• Provided material

§ §

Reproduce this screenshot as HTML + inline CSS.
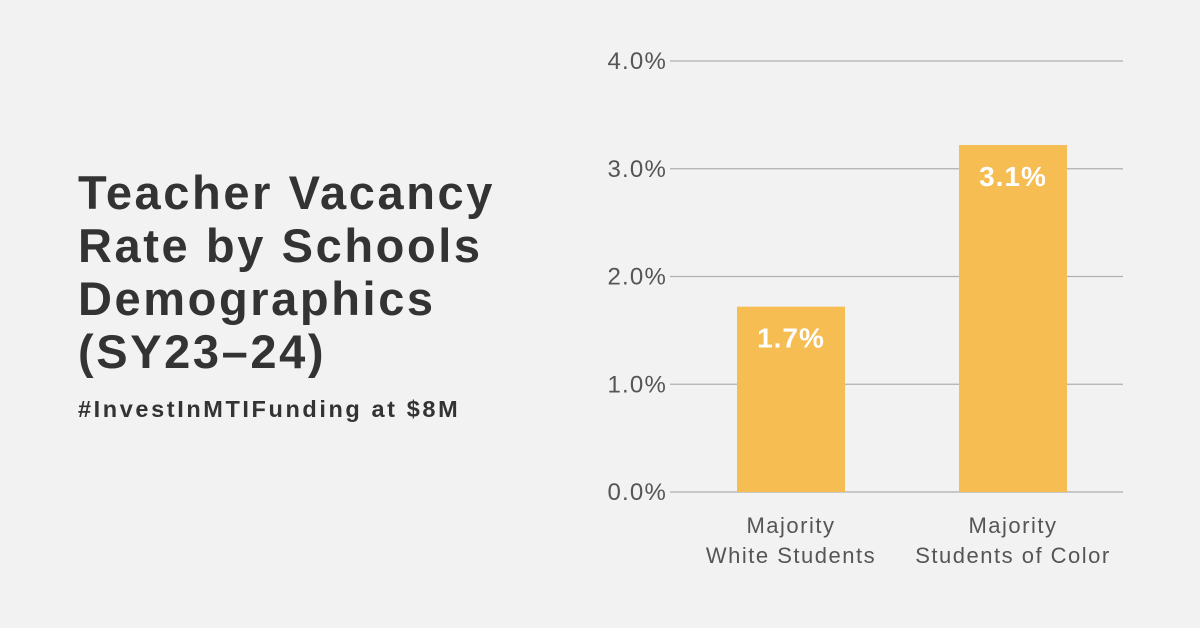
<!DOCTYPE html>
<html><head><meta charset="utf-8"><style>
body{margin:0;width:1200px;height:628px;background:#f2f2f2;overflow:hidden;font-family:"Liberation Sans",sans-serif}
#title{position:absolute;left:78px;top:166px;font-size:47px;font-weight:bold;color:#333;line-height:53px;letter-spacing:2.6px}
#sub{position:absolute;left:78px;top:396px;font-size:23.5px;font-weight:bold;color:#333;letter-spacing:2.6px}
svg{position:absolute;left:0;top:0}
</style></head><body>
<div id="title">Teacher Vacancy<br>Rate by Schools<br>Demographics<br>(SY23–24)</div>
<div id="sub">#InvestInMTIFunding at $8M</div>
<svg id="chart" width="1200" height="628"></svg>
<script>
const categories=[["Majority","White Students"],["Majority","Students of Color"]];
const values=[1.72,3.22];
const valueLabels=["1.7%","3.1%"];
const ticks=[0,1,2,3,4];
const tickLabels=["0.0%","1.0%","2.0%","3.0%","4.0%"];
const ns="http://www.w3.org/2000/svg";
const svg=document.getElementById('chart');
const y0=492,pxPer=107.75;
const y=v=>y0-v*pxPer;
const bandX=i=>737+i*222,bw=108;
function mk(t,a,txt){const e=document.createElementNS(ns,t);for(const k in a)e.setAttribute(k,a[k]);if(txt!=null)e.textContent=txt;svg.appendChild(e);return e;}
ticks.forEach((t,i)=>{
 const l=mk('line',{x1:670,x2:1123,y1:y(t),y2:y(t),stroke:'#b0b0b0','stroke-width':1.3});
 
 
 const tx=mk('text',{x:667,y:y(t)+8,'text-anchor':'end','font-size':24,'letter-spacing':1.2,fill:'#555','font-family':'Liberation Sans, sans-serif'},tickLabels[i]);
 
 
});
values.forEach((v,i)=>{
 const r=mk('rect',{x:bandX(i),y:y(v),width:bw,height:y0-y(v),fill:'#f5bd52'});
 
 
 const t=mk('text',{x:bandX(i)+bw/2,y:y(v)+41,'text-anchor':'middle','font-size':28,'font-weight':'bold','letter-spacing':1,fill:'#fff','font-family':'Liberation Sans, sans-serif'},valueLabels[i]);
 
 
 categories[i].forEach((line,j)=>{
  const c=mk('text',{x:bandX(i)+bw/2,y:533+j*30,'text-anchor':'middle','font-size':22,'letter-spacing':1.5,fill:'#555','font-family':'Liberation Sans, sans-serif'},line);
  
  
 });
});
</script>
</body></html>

§ §

• What the task requires
Print the complete listing exactly, apart from any pictures.

• Task response
Reproduce this screenshot as HTML + inline CSS.
<!DOCTYPE html>
<html><head><meta charset="utf-8"><style>
body{margin:0;width:1200px;height:628px;background:#f2f2f2;overflow:hidden;font-family:"Liberation Sans",sans-serif}
#title{position:absolute;left:78px;top:166px;font-size:47px;font-weight:bold;color:#333;line-height:53px;letter-spacing:2.6px}
#sub{position:absolute;left:78px;top:396px;font-size:23.5px;font-weight:bold;color:#333;letter-spacing:2.6px}
svg{position:absolute;left:0;top:0}
</style></head><body>
<div id="title">Teacher Vacancy<br>Rate by Schools<br>Demographics<br>(SY23–24)</div>
<div id="sub">#InvestInMTIFunding at $8M</div>
<svg id="chart" width="1200" height="628"></svg>
<script>
const categories=[["Majority","White Students"],["Majority","Students of Color"]];
const values=[1.72,3.22];
const valueLabels=["1.7%","3.1%"];
const ticks=[0,1,2,3,4];
const tickLabels=["0.0%","1.0%","2.0%","3.0%","4.0%"];
const ns="http://www.w3.org/2000/svg";
const svg=document.getElementById('chart');
const y0=492,pxPer=107.75;
const y=v=>y0-v*pxPer;
const bandX=i=>737+i*222,bw=108;
function mk(t,a,txt){const e=document.createElementNS(ns,t);for(const k in a)e.setAttribute(k,a[k]);if(txt!=null)e.textContent=txt;svg.appendChild(e);return e;}
ticks.forEach((t,i)=>{
 const l=mk('line',{x1:670,x2:1123,y1:y(t),y2:y(t),stroke:'#b0b0b0','stroke-width':1.3});
 
 
 const tx=mk('text',{x:667,y:y(t)+8,'text-anchor':'end','font-size':24,'letter-spacing':1.2,fill:'#555','font-family':'Liberation Sans, sans-serif'},tickLabels[i]);
 
 
});
values.forEach((v,i)=>{
 const r=mk('rect',{x:bandX(i),y:y(v),width:bw,height:y0-y(v),fill:'#f5bd52'});
 
 
 const t=mk('text',{x:bandX(i)+bw/2,y:y(v)+41,'text-anchor':'middle','font-size':28,'font-weight':'bold','letter-spacing':1,fill:'#fff','font-family':'Liberation Sans, sans-serif'},valueLabels[i]);
 
 
 categories[i].forEach((line,j)=>{
  const c=mk('text',{x:bandX(i)+bw/2,y:533+j*30,'text-anchor':'middle','font-size':22,'letter-spacing':1.5,fill:'#555','font-family':'Liberation Sans, sans-serif'},line);
  
  
 });
});
</script>
</body></html>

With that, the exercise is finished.